When training llama3.1-8B-Instruct model on Amazon sagemaker, the training job fails with the following output:
./usr/local/lib/python3.10/dist-packages/huggingface_hub/file_download.py:1150: FutureWarning: `resume_download`
is deprecated and will be removed in version 1.0.0. Downloads always resume when possible. If you want to force a new download, use `force_download=True`.
warnings.warn(
Traceback (most recent call last):
File "/workspace/train.py", line 85, in <module>
main()
File "/workspace/train.py", line 48, in main
config = AutoConfig.from_pretrained(model_name, token=use_auth_token)

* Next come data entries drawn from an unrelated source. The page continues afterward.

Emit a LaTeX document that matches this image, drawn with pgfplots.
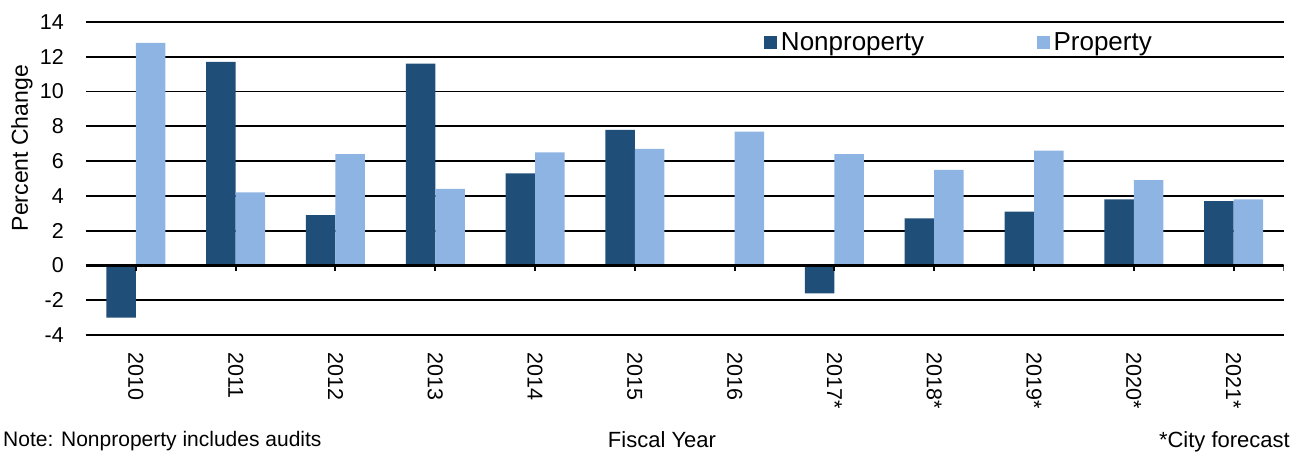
\documentclass[border=0pt]{standalone}
\usepackage{fontspec}
\setmainfont{Liberation Sans}
\usepackage{pgfplots}
\pgfplotsset{compat=1.18}
\definecolor{nonprop}{HTML}{1F4E79}
\definecolor{prop}{HTML}{8DB4E2}
\begin{document}
\begin{tikzpicture}[x=1pt,y=1pt]
\useasboundingbox (0,0) rectangle (1297,451);
\begin{axis}[
  at={(86pt,116pt)}, anchor=south west,
  scale only axis, width=1197.5pt, height=313pt,
  xmin=-0.5, xmax=11.5, ymin=-4, ymax=14,
  ybar=0pt, bar width=29.5pt,
  axis line style={draw=none},
  ytick={-4,-2,...,14},
  yticklabels={-4,-2,0,2,4,6,8,10,12,14},
  xtick={0,...,11},
  xticklabels={2010,2011,2012,2013,2014,2015,2016,2017*,2018*,2019*,2020*,2021*},
  major tick length=0pt,
  ymajorgrids, grid style={black, line width=1.8pt},
  tick label style={font=\fontsize{21.5}{25}\selectfont, inner sep=0pt},
  xticklabel style={rotate=-90, anchor=west},
  xticklabel shift=17pt,
  yticklabel style={anchor=east},
  yticklabel shift=22pt,
  ylabel={Percent Change},
  ylabel style={at={(axis description cs:-0.0534,0.597)}, anchor=center, font=\fontsize{23}{27}\selectfont, inner sep=0pt},
  xlabel={Fiscal Year},
  xlabel style={at={(axis description cs:0.481,-0.358)}, anchor=base, font=\fontsize{22}{26}\selectfont, inner sep=0pt},
  legend image code/.code={\fill[#1] (0pt,-6.75pt) rectangle (13.5pt,6.75pt);},
  legend style={at={(0.566,0.935)}, anchor=west, draw=none, fill=none, inner sep=0pt,
    font=\fontsize{26}{30}\selectfont, nodes={inner sep=3.5pt},
    /tikz/every even column/.append style={column sep=109pt}},
  legend columns=2,
]
\addplot[fill=nonprop, draw=none] coordinates {
  (0,-3.0) (1,11.7) (2,2.9) (3,11.6) (4,5.3) (5,7.8)
  (7,-1.6) (8,2.7) (9,3.1) (10,3.8) (11,3.7)};
\addplot[fill=prop, draw=none] coordinates {
  (0,12.8) (1,4.2) (2,6.4) (3,4.4) (4,6.5) (5,6.7)
  (6,7.7) (7,6.4) (8,5.5) (9,6.6) (10,4.9) (11,3.8)};
\legend{Nonproperty, Property}
\draw[black, line width=3pt] (axis cs:-0.5,0) -- (axis cs:11.5,0);
\pgfplotsinvokeforeach{0,...,11,11.5}{
  \draw[black, line width=2pt] (axis cs:#1,0) -- ++(0pt,-6pt);
}
\end{axis}
\node[anchor=base west, inner sep=0pt, font=\fontsize{21}{25}\selectfont] at (3,5) {Note: Nonproperty includes audits};
\node[anchor=base east, inner sep=0pt, font=\fontsize{22}{26}\selectfont] at (1290,4) {*City forecast};
\end{tikzpicture}
\end{document}
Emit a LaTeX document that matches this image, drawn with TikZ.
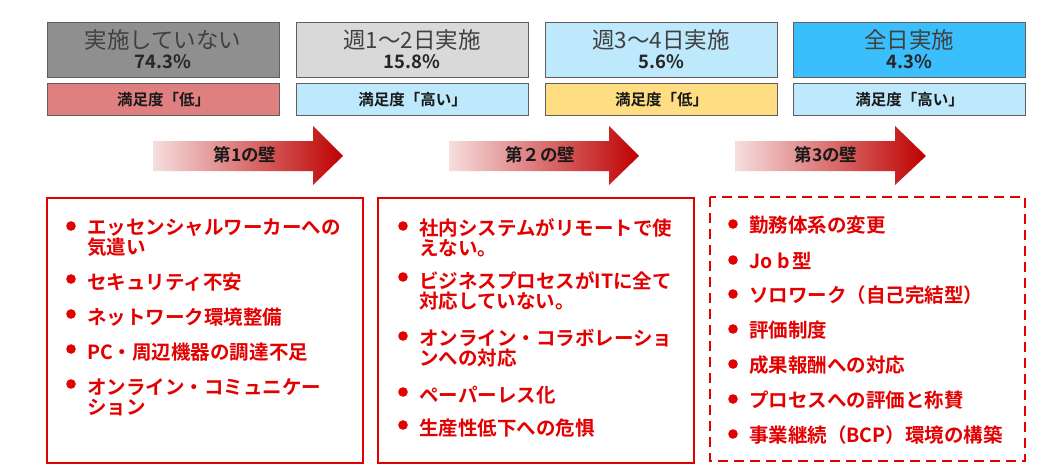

File "/usr/local/lib/python3.10/dist-packages/transformers/models/auto/configuration_auto.py", line 1124, in from_pretrained
return config_class.from_dict(config_dict, **unused_kwargs)
File "/usr/local/lib/python3.10/dist-packages/transformers/configuration_utils.py", line 764, in from_dict
config = cls(**config_dict)
File "/usr/local/lib/python3.10/dist-packages/transformers/models/llama/configuration_llama.py", line 160, in __init__
self._rope_scaling_validation()
File "/usr/local/lib/python3.10/dist-packages/transformers/models/llama/configuration_llama.py", line 180, in _rope_scaling_validation
raise ValueError(
ValueError: `rope_scaling` must be a dictionary with with two fields, `type` and `factor`, got {'factor': 8.0, 'low_freq_factor': 1.0, 'high_freq_factor': 4.0, 'original_max_position_embeddings': 8192, 'rope_type': 'llama3'}
I've tried changing the config.rope_scaling and applying it to the model but it doesn't work. This is the code snippet where I change the config:
# Load model configuration
config = AutoConfig.from_pretrained(model_name, token=use_auth_token)
# Modify the rope_scaling config
config.rope_scaling = {
"type": "llama3",
"factor": 8.0
}
# Initialize the model with the modified config
model = LlamaForCausalLM.from_pretrained(modek_name, token=use_auth_token, config=config)
I just faced the same error using Llama 3.1 with transformers-4.41.0
. It was resolved by upgrading:
pip install --upgrade transformers
With transformers-4.44.2
everything runs perfectly. See the related GitHub issue for more details.